Sighing as he always did when he was here, Duncan stood near where he'd stood that day… the day that Darius in the midst of the wounded had been asked why he did this and he'd tried to explain. We are all of us brothers and sisters. Who then… is my enemy?
Duncan moved closer to where Darius had stood… his eyes twinkling in amusement as if he'd known and understood some secret that even now Duncan strained to understand. He stood in the approximate spot and stared out at the modern museum and the tourists, a few of who glanced at him sharply. Am I blind? Duncan thought. Am I like Ali below the church staring at something that ought to make sense and yet doesn't because I'm not ready to see it? What more must I do?
He closed his eyes to recall the chapel… not as it was… but as it had been. Bare beams of dark wood spanning the heights of the squat Romanesque building… a flagged stone floor upon which men sat or lay. Sunlight had filtered through the narrow windows of leaded glass… creating a kaleidoscope of color across them all.

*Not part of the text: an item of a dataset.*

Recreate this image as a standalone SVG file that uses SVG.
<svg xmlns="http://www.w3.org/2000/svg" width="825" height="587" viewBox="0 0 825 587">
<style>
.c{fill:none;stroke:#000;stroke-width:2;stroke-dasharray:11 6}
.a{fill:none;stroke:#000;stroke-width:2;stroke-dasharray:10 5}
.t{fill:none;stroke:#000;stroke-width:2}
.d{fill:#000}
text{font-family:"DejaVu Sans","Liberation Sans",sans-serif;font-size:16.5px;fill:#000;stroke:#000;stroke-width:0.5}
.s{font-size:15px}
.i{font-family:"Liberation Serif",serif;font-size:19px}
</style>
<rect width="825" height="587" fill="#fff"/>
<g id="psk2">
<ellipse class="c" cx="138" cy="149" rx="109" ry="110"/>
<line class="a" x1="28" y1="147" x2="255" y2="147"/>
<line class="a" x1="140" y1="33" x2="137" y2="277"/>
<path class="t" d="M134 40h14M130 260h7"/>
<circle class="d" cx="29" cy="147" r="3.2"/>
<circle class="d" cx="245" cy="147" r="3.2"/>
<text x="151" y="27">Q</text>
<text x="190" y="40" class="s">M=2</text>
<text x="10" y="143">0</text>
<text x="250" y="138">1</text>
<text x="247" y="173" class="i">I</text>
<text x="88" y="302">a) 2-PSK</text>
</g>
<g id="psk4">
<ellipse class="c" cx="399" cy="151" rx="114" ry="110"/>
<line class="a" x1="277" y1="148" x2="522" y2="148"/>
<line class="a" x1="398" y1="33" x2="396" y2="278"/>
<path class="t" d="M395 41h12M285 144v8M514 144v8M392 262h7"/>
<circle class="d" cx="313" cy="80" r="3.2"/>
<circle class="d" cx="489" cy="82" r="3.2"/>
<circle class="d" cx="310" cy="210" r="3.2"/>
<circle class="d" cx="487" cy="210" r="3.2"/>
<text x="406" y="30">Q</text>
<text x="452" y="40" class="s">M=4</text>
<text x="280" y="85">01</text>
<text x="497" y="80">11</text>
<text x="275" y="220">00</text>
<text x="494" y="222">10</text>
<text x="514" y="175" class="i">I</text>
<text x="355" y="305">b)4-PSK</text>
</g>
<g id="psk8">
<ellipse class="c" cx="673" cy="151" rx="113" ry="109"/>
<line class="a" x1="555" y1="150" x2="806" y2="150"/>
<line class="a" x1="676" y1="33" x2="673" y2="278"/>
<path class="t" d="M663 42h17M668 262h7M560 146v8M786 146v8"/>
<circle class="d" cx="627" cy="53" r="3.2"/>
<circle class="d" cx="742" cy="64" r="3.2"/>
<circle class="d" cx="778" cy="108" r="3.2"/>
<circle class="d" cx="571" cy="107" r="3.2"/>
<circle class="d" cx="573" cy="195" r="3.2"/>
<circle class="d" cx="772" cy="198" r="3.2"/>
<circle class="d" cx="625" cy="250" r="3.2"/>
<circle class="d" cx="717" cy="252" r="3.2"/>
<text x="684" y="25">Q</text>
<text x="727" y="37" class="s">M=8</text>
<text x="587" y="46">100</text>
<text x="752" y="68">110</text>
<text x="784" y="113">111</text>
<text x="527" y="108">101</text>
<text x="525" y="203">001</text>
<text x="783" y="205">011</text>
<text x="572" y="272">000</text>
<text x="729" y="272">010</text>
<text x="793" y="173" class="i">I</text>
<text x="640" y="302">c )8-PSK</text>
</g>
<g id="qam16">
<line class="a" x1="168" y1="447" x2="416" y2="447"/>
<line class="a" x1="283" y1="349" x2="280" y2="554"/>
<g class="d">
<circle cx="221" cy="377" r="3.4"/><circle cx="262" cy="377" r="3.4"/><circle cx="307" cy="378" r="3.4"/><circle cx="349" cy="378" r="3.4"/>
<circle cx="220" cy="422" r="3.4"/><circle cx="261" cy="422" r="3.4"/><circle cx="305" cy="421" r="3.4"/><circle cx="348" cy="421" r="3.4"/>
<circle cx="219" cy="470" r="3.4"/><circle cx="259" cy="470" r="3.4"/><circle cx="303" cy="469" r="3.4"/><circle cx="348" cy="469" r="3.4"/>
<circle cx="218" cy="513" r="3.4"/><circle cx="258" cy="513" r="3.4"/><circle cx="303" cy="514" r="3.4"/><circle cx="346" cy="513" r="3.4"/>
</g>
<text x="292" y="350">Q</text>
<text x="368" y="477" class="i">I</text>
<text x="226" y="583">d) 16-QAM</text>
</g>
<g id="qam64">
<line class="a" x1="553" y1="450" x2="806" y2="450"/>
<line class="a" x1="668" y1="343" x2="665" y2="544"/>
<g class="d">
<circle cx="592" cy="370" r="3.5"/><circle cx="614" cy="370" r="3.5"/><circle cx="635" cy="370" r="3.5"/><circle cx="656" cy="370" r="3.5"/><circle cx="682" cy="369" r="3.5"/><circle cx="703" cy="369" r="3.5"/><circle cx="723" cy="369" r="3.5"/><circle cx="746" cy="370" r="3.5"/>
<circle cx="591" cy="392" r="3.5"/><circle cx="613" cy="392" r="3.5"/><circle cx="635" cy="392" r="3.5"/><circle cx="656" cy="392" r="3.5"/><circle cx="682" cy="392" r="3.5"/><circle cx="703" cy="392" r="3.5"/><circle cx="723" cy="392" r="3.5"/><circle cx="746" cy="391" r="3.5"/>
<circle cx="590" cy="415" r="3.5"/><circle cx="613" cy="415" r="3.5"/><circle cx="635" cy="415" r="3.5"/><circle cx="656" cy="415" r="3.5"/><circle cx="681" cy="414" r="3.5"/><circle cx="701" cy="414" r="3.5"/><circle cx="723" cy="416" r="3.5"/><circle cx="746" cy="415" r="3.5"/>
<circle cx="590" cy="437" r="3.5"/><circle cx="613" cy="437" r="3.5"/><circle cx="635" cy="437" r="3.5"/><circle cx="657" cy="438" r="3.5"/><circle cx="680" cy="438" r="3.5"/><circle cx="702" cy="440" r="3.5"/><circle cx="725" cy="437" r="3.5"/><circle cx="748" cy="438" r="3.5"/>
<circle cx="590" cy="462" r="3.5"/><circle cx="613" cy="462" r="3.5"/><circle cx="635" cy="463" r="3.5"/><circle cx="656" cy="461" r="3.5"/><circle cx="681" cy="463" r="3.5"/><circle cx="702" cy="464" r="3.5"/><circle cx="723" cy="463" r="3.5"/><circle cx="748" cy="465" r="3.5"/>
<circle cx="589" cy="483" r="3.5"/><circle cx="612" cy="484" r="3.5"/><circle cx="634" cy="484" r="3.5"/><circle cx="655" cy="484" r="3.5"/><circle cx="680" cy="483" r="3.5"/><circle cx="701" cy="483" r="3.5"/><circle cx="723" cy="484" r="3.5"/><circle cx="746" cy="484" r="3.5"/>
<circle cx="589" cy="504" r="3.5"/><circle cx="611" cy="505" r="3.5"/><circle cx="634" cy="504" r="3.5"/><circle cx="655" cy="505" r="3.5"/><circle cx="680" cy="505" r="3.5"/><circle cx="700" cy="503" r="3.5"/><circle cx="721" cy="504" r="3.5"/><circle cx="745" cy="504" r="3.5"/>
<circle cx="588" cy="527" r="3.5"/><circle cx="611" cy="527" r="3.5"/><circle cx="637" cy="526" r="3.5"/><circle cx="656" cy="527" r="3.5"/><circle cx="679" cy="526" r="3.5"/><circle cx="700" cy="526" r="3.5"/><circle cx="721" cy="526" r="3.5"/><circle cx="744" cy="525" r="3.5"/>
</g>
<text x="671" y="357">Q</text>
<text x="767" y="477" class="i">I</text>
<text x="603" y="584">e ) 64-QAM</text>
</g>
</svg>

Now… white paint covered everything. Electric lights hung from the beams, and the glass, shattered long ago by warfare… had been replaced with clear panes that offered slots of glare onto the outside winter day. Duncan sighed. This place had likely been de-sanctified… and yet… it still felt holy… as if the actions of that day nearly two hundred years ago had hallowed this ground in such a way that mere words could never undo it.
It was that way with many battlefields, Duncan knew. The places where the dead were buried become sacred by their death. Abraham Lincoln had understood it in 1863 when he'd dedicated the cemetery at Gettysburg. The actions of those who died here had hallowed the ground far more than any words spoken over them.

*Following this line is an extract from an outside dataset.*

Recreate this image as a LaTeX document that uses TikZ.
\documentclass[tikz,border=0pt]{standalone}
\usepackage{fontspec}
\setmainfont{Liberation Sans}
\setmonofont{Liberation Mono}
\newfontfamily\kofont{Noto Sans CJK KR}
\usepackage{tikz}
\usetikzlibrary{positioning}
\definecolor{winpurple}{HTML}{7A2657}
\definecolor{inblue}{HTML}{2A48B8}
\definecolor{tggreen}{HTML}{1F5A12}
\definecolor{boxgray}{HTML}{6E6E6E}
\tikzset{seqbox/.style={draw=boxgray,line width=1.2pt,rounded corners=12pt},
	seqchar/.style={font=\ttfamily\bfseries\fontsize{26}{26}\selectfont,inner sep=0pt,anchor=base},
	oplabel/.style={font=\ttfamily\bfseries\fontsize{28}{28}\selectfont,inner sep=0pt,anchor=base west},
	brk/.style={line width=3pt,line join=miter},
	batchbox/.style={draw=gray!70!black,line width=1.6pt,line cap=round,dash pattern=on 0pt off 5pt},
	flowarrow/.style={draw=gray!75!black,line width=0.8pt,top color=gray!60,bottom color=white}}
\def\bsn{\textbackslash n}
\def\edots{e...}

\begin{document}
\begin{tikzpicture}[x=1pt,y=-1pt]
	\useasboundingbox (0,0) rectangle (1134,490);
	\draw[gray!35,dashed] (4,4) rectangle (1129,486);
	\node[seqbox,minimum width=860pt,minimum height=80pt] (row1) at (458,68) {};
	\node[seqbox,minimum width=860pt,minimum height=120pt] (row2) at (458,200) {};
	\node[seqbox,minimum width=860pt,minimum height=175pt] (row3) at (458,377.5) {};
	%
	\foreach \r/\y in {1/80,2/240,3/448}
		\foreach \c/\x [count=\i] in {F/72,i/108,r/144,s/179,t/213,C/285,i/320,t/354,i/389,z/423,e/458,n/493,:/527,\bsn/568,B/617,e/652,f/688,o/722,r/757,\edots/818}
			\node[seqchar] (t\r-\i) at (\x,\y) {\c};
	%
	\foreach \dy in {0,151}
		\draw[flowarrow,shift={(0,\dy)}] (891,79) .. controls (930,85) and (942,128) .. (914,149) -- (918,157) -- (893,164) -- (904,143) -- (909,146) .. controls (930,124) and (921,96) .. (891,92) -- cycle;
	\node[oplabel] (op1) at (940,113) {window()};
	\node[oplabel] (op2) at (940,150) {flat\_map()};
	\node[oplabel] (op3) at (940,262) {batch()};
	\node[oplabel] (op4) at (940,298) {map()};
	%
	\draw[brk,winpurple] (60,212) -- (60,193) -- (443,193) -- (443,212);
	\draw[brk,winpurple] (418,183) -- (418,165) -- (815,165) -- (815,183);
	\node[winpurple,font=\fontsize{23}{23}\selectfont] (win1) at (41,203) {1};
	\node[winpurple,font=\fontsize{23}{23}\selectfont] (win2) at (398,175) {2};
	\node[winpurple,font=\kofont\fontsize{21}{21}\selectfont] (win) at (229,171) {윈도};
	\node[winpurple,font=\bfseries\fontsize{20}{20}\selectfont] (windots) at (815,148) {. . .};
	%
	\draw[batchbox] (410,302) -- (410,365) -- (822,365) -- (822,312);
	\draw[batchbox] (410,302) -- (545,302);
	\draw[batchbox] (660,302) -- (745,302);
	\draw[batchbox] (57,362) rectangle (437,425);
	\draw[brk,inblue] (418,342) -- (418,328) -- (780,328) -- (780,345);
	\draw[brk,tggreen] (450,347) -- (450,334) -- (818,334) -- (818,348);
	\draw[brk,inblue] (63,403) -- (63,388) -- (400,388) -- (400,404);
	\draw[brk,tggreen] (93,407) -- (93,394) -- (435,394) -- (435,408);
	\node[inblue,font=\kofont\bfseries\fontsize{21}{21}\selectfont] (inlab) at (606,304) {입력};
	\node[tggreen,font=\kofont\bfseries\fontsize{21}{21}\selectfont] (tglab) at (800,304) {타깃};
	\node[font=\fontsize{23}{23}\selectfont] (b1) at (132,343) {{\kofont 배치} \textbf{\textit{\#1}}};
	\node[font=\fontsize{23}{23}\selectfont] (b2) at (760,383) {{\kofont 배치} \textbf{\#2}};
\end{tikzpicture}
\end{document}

Neither Cassius nor Darius traveled much in the modern world. The old Roman historian had remained barricaded in his Paris home for the two hundred years that Duncan had known of him. Darius had remained at his church… at least as far as Duncan had known… and his parishioners never seemed to notice that he never changed. Neither of them could have brought anything here. No… it was something subtler. It had to be. If only he had eyes to see it.
Letting the chuckle well up, Duncan stepped smartly through the entrance to return to his car. It was time to head home. Once more the secret had eluded him, yet he felt oddly comforted that he'd come to an understanding that he'd not had before. When he was ready… when the immortals were ready… the answer would reveal itself.
He returned to Paris, promising himself only a single night in the city, before returning to Italy. Following a quiet and solitary meal at the hotel, he discovered that he was restless and decided to walk for a bit before turning in. He felt like a caged tiger… filled with boundless energy that needed an outlet or he would explode.
His wanderings led him to the Eiffel Tower… lit up like some steel-girded Christmas tree. Around him… street players performed as part of the festivities of the on-coming season. It wasn't carnivale… but it was part of the atmosphere of tourism. Voices rang out in glee… and sang the lyrics of familiar carols in many languages. Duncan laughed joyously at the antics of street mimes, and watched handholding young lovers discover the city and one another.
It was then that he felt her… slipping past in the shadows… a figure swathed in black… calling to him on some basic level to which he felt obligated to respond. He left the lights behind him… and followed her into the darkness.